Reflectir sobre a Europa
Faço, na Visão de hoje, uma reflexão sobre as ele~ções europeias.
O link é o seguinte:
Transcrevo abaixo o texto original.
Europa: recriar uma visão partilhada
Victor Ângelo
Logo que foram conhecidos os resultados das eleições europeias, o primeiro-ministro francês vestiu-se de escuro e pôs uma gravata negra. Perante as câmaras, Manuel Valls disse estar em estado de choque e que as eleições representavam um terramoto político. Referia-se, é claro, à hecatombe sofrida pelo seu partido bem como ao facto da Frente Nacional de extrema-direita, xenófoba e antieuropeia ter ganho folgadamente o escrutínio. Mas a indumentária e as palavras de plangência poderiam ser utilizadas noutros cantos da Europa, num contexto equivalente. Da Grã-Bretanha à Grécia, da Dinamarca à Áustria, passando pela Hungria e um pouco por toda a parte, o voto contra o projecto europeu ganhou força. Pesa agora cerca de 17%, em termos de lugares no Parlamento Europeu. Não será muito, pensará o leitor. É, no entanto, uma massa crítica que já pode fazer muitos estragos. E há mais. Juntemos a esse valor o peso da indiferença, que se revelou, de novo, nos níveis elevados de abstenção eleitoral. Ultranacionalismo e alheamento, mais uma boa dose de desconhecimento do que significa a Europa, são uma mistura perigosa para a continuação da unidade europeia.
Estamos, acima de tudo, perante um falhanço crescente – e nalguns casos, dramático – das lideranças partidárias tradicionais. O arco central, à esquerda e à direita, deixou de saber falar com uma parte importante dos cidadãos. A democracia representativa está a perder a capacidade de representar. Numa altura em que prima o Facebook e a comunicação horizontal e sem-fronteiras entre cada um, a tendência é para que se esbatam igualmente as divisões e a distância entre governantes e governados. Quem pensa que vive encavalitado num pedestal, está condenado. Os cidadãos viram-se, então, para os demagogos, para os que fazem do bitaite vulgar e baixo o ponto culminante da sua intervenção social. Ou então, decidem pura e simplesmente afastar-se da política. A Europa está assim em risco de se atolar numa cultura de rejeição sistemática dos políticos e dos seus privilégios. E de se afogar no simplismo das opiniões veiculadas pelos oportunistas e ultranacionalistas.

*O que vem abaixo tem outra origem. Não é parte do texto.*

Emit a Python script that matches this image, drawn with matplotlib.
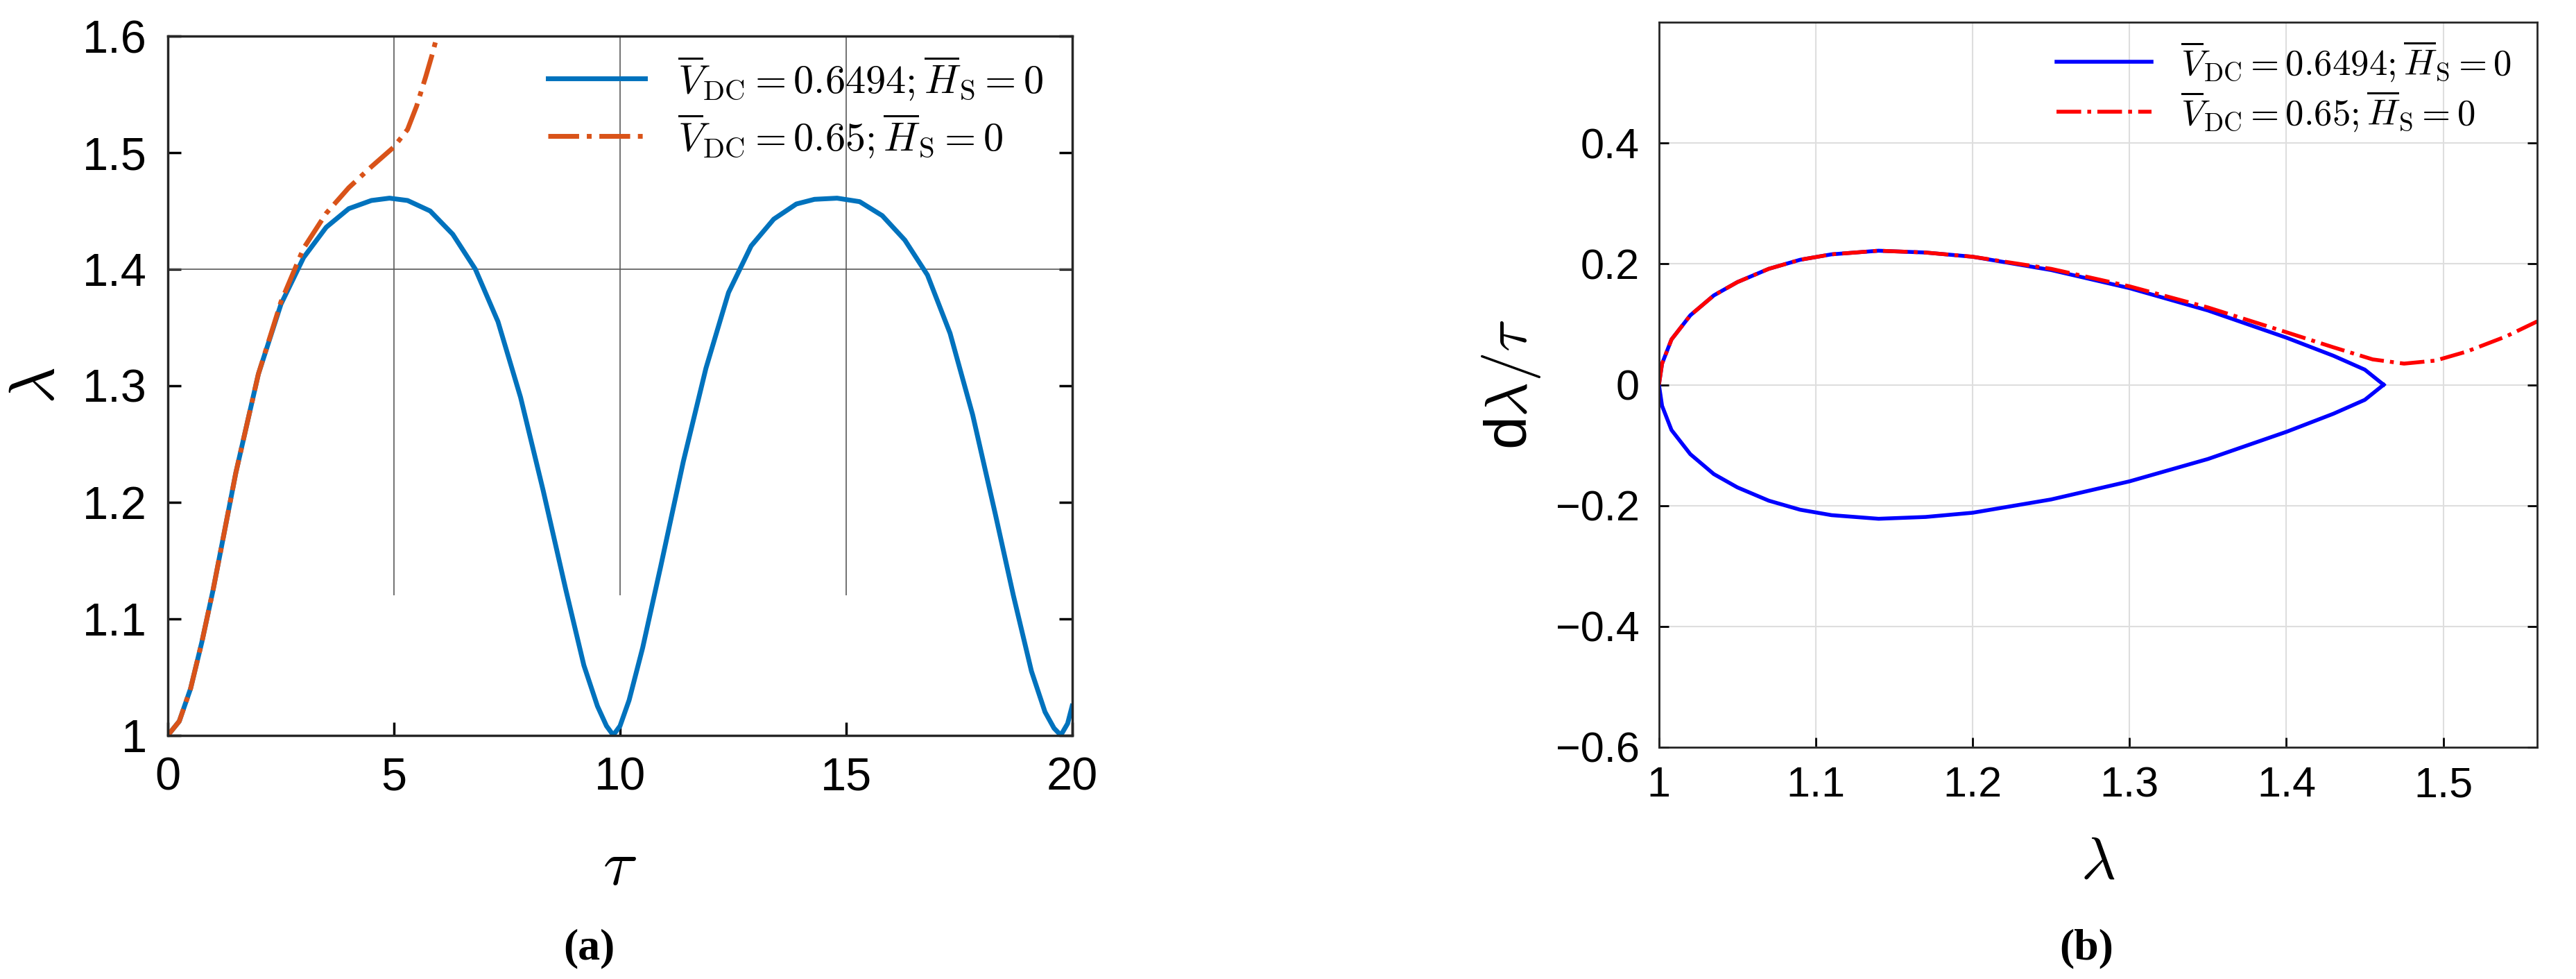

O terramoto não deve ser visto, todavia, como um tsunami antieuropeu. Continuamos a ter uma parte significativa dos cidadãos que apoia o percurso comum da Europa. Talvez com menos entusiasmo hoje que antes da crise financeira e económica dos últimos anos. Mas continuam a acreditar no valor do espaço europeu como um espaço de liberdade, de respeito pelos direitos humanos e pela diferença, um território político único, capaz de responder aos desafios do ultraliberalismo que se pratica noutras partes do mundo e de influenciar as relações internacionais.
Tendo em mente essas pessoas e muitos dos que agora votaram pelas opções radicais ou se abstiveram, digo que se tornou ainda mais urgente, depois destas eleições, construir uma narrativa moderna sobre o futuro da Europa. Se tivesse meios e poder, era aí que eu investiria. A história inicial, do pós-guerra e da preservação da paz no nosso continente, soa a ultrapassada, sobretudo para os mais jovens. A resposta não passa pelo voltar atrás. O futuro é que mobiliza as pessoas. O desafio está no saber desenhar os contornos de uma ambição comum que sublinhe o que nos une, que não ignore os medos existentes, o desemprego, o custo de vida, o impacto social e cultural da imigração, a insegurança dos mais frágeis, mas que possa recriar esperança. Uma esperança que só fará sentido se for partilhada por uma maioria crescente de europeus.